Beaucoup plus tard, ayant réussi à l’examen du baccalauréat, nous avons décidé, avec mon ami Pierre Vignes, avant de commencer l’année en faculté fin septembre, de nous offrir deux ou trois jours de pérégrination dans les gorges du Tarn et les Cévennes. A cette occasion, l’idée me vint d’aller saluer monsieur Méjean dans son village près de Florac où il passait sa retraite. Quelques voisins nous indiquèrent la maison et en ce début d’après-midi nous sommes allés sonner à sa porte. Le chapeau noir que nous avions connu était remplacé par un chapeau de paille et la tenue noire et grise par un grand tablier de jardinier avec sa poche marsupiale. Je garderai toujours le souvenir du bonheur de cet homme de voir deux de ses anciens élèves venir lui dire qu’ils avaient réussi et qu’ils étaient inscrits en faculté à Montpellier. Nous eûmes droit à un petit verre de carthagène maison et à des remerciements émus pour notre visite. Je crois que l’émotion de notre ancien professeur qui se lisait dans ses yeux mouillés fut pour nous une façon d’effacer un peu le comportement indiscipliné de toute une classe en cours de latin ou de Français. C’est un moment qui ne peut s’oublier.
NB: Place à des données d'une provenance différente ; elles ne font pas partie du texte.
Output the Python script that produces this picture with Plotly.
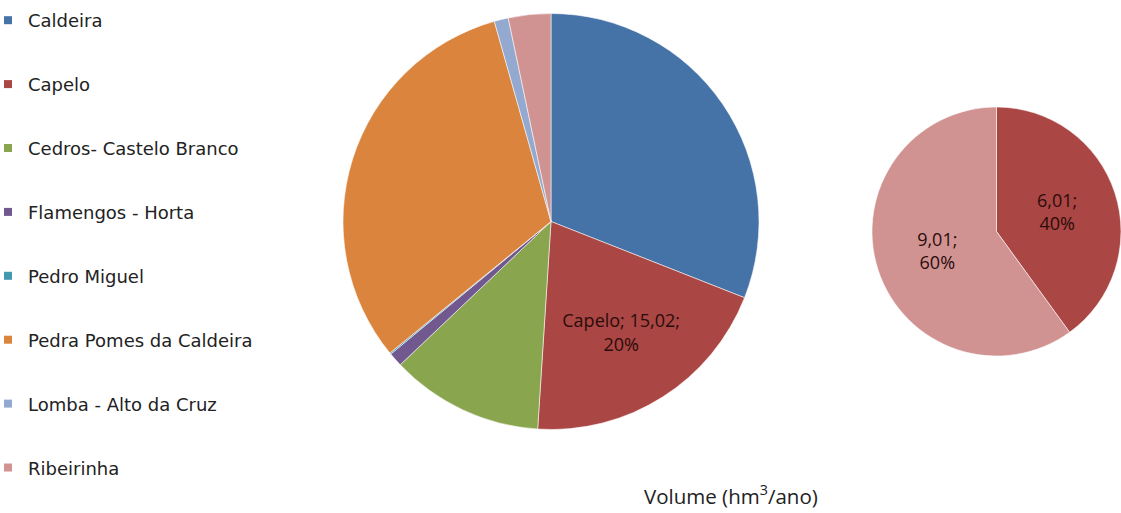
import plotly.graph_objects as go

categories = ["Caldeira", "Capelo", "Cedros- Castelo Branco", "Flamengos - Horta",
              "Pedro Miguel", "Pedra Pomes da Caldeira", "Lomba - Alto da Cruz", "Ribeirinha"]
volumes = [23.2, 15.02, 8.9, 0.82, 0.08, 23.6, 0.82, 2.47]
main_text = ["", "Capelo; 15,02;<br>20%", "", "", "", "", "", ""]
colors = ["#4572A7", "#AA4643", "#89A54E", "#71588F", "#4198AF", "#DB843D", "#93A9CF", "#D19392"]

sub_labels = ["Capelo", "Ribeirinha"]
sub_values = [6.01, 9.01]
sub_text = ["6,01;<br>40%", "9,01;<br>60%"]
sub_colors = ["#AA4643", "#D19392"]

W, H = 1121, 513
fig = go.Figure()

fig.add_trace(go.Pie(
    labels=categories, values=volumes, text=main_text, textinfo="text",
    textposition="inside", insidetextorientation="horizontal",
    sort=False, direction="clockwise", rotation=0,
    marker=dict(colors=colors, line=dict(color="rgba(255,255,255,0.55)", width=1)),
    textfont=dict(family="Open Sans", size=18, color="#2a0c0c"),
    showlegend=False, hoverinfo="label+value+percent",
    domain=dict(x=[343 / W, 759 / W], y=[1 - 431 / H, 1 - 12 / H]),
))

fig.add_trace(go.Pie(
    labels=sub_labels, values=sub_values, text=sub_text, textinfo="text",
    textposition="inside", insidetextorientation="horizontal",
    sort=False, direction="clockwise", rotation=0,
    marker=dict(colors=sub_colors, line=dict(color="rgba(255,255,255,0.55)", width=1)),
    textfont=dict(family="Open Sans", size=18, color="#2a0c0c"),
    showlegend=False,
    domain=dict(x=[872 / W, 1.0], y=[1 - 360 / H, 1 - 103 / H]),
))

for i, (name, col) in enumerate(zip(categories, colors)):
    fig.add_trace(go.Scatter(
        x=[None], y=[None], mode="markers", name=name, legendgroup=f"g{i}",
        marker=dict(symbol="square", size=8, color=col),
        hoverinfo="skip",
    ))

fig.add_annotation(
    text="Volume (hm<sup>3</sup>/ano)", x=731 / W, y=1 - 497 / H,
    xref="paper", yref="paper", showarrow=False, yshift=-15,
    font=dict(family="Open Sans", size=20.5, color="#222222"),
)

fig.update_layout(
    width=W, height=H,
    margin=dict(l=0, r=0, t=0, b=0, autoexpand=False),
    paper_bgcolor="white", plot_bgcolor="white",
    xaxis=dict(visible=False), yaxis=dict(visible=False),
    legend=dict(
        x=-12 / W, y=1 - 2 / H, xanchor="left", yanchor="top",
        tracegroupgap=37.5,
        font=dict(family="DejaVu Sans", size=18, color="#222222"),
        bgcolor="rgba(0,0,0,0)",
    ),
    showlegend=True,
)

fig.write_html("out.html", config={"displayModeBar": False},
               post_script="document.body.style.margin='0';")
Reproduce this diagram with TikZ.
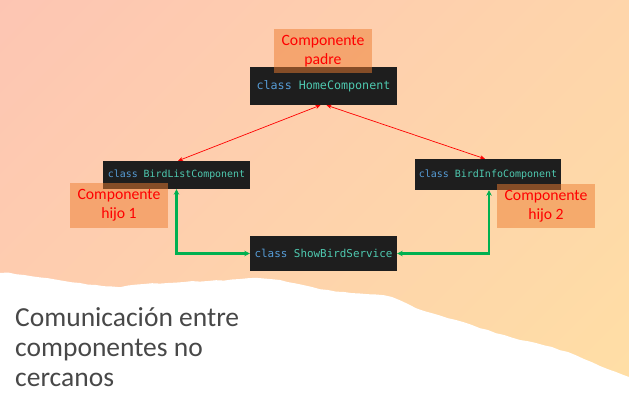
\documentclass[tikz,border=0pt]{standalone}
\usepackage{fontspec}
\setmainfont{Carlito}
\newfontfamily\codefont{DejaVu Sans Mono}
\usetikzlibrary{arrows.meta,calc}
\definecolor{bgpink}{HTML}{FDC0B6}
\definecolor{bgyellow}{HTML}{FFE4A2}
\definecolor{codebg}{HTML}{1E1E1E}
\definecolor{kwblue}{HTML}{569CD6}
\definecolor{typeteal}{HTML}{4EC9B0}
\definecolor{lblorange}{HTML}{ED7D31}
\definecolor{arrgreen}{HTML}{00B050}
\definecolor{titlegray}{HTML}{484848}
\pgfdeclareverticalshading{bgshade}{100bp}{color(0bp)=(bgyellow); color(100bp)=(bgpink)}
\tikzset{
  codebox/.style={draw=none, fill=codebg, inner sep=0pt, align=center},
  lblbox/.style={fill=lblorange, fill opacity=0.5, text opacity=1, text=red,
    inner sep=0pt, align=center, font=\fontsize{15.7}{19}\selectfont},
  redarrow/.style={draw=red, line width=0.7pt, {Stealth[length=5pt,width=4pt]}-{Stealth[length=5pt,width=4pt]}},
  greenarrow/.style={draw=arrgreen, line width=2.2pt, {Stealth[length=5.5pt,width=5.5pt]}-{Stealth[length=5.5pt,width=5.5pt]}},
  titletext/.style={anchor=base west, inner sep=0pt, text=titlegray, font=\fontsize{27.5}{30}\selectfont}
}
\newcommand{\codetxt}[1]{\textcolor{kwblue}{class}\ \textcolor{typeteal}{#1}}
\begin{document}
\begin{tikzpicture}[x=1pt,y=-1pt]
\useasboundingbox (0,0) rectangle (629,402);
\shade[shading=bgshade, shading angle=45] (0,0) rectangle (629,402);
% torn white paper
\fill[white] (-5,273) -- (0,273) -- (8,272.5) -- (16,274.2) -- (24,275) -- (32,276.3) -- (40,277.4) -- (48,278.2) -- (56,279.6) -- (64,281) -- (72,282.3) -- (80,283) -- (88,284.6) -- (96,285) -- (104,286.2) -- (112,286.5) -- (120,287.2) -- (128,285.5) -- (136,284.6) -- (144,284) -- (152,283.2) -- (160,283.6) -- (168,283) -- (176,282.6) -- (184,282) -- (192,281.1) -- (200,281.6) -- (208,281) -- (216,280.2) -- (224,280.6) -- (232,279.5) -- (240,279) -- (248,278.2) -- (256,277.8) -- (264,278.5) -- (272,279.2) -- (280,280) -- (288,282.1) -- (296,283.5) -- (304,285.2) -- (312,287) -- (320,289.2) -- (328,290) -- (336,291.6) -- (344,292) -- (352,293.1) -- (360,293.5) -- (368,294.2) -- (376,294.5) -- (384,295.2) -- (392,297) -- (400,300.3) -- (408,304) -- (416,308.2) -- (424,311) -- (432,313.2) -- (440,315.5) -- (448,318.2) -- (456,320) -- (464,322.3) -- (472,325) -- (480,328.2) -- (488,330) -- (496,333.2) -- (504,335) -- (512,337.6) -- (520,340) -- (528,341.2) -- (536,343) -- (544,345.3) -- (552,347) -- (560,350.2) -- (568,352) -- (576,355.3) -- (584,359) -- (592,362.2) -- (600,366) -- (608,369.2) -- (616,372) -- (624,375.2) -- (629,377) -- (635,379) -- (635,410) -- (-5,410) -- cycle;
% code boxes
\node[codebox, minimum width=147pt, minimum height=38pt, font=\codefont\fontsize{11.7}{14}\selectfont] (home) at (323.5,86) {\codetxt{HomeComponent}};
\node[codebox, minimum width=147pt, minimum height=28pt, font=\codefont\fontsize{9.9}{12}\selectfont] (blist) at (176.5,175) {\codetxt{BirdListComponent}};
\node[codebox, minimum width=146pt, minimum height=31pt, font=\codefont\fontsize{10}{12}\selectfont] (binfo) at (488,174.5) {\codetxt{BirdInfoComponent}};
\node[codebox, minimum width=147pt, minimum height=35pt, font=\codefont\fontsize{10.9}{13}\selectfont] (show) at (323.5,253.5) {\codetxt{ShowBirdService}};
% labels
\node[lblbox, minimum width=98pt, minimum height=44pt] (lpadre) at (323,51) {Componente\\padre};
\node[lblbox, minimum width=98pt, minimum height=45pt] (lhijo1) at (119,205.5) {Componente\\hijo 1};
\node[lblbox, minimum width=98pt, minimum height=44pt] (lhijo2) at (546,206) {Componente\\hijo 2};
% connectors
\draw[redarrow] ([xshift=-3pt]home.south) -- ([xshift=1.5pt]blist.north);
\draw[redarrow] ([xshift=3pt]home.south) -- ([xshift=-3pt]binfo.north);
\draw[greenarrow] (blist.south) |- (show.west);
\draw[greenarrow] ([xshift=1pt]binfo.south) |- (show.east);
% title
\node[titletext] (t1) at (15,326) {Comunicación entre};
\node[titletext] (t2) at (15,356) {componentes no};
\node[titletext] (t3) at (15,386) {cercanos};
\end{tikzpicture}
\end{document}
Parmi d’autres figures marquantes de ces années, il y avait mademoiselle Fabre
Professeur de mathématiques que tout le monde connaissait sous le surnom de « la môme ». Mademoiselle Fabre qui tenait à son célibat souligné par le « Mademoiselle » qu’il ne fallait pas oublier quand nous nous adressions à elle, était toujours très élégante en tailleur, chemisier et jupe, parfumée et toujours bien coiffée. Il faut dire que nos professeurs hommes, eux aussi, ne se présentaient jamais devant les élèves sans une veste et sans cravate ce qui leur permettait en retour d’exiger de nous une tenue vestimentaire où le négligé était exclu.
Pendant des années, nous avons toujours cherché à connaître la vie sentimentale de mademoiselle Fabre, mais sans succès mis à part que nous lui prêtions une relation particulière avec monsieur Julien lui-même divorcé.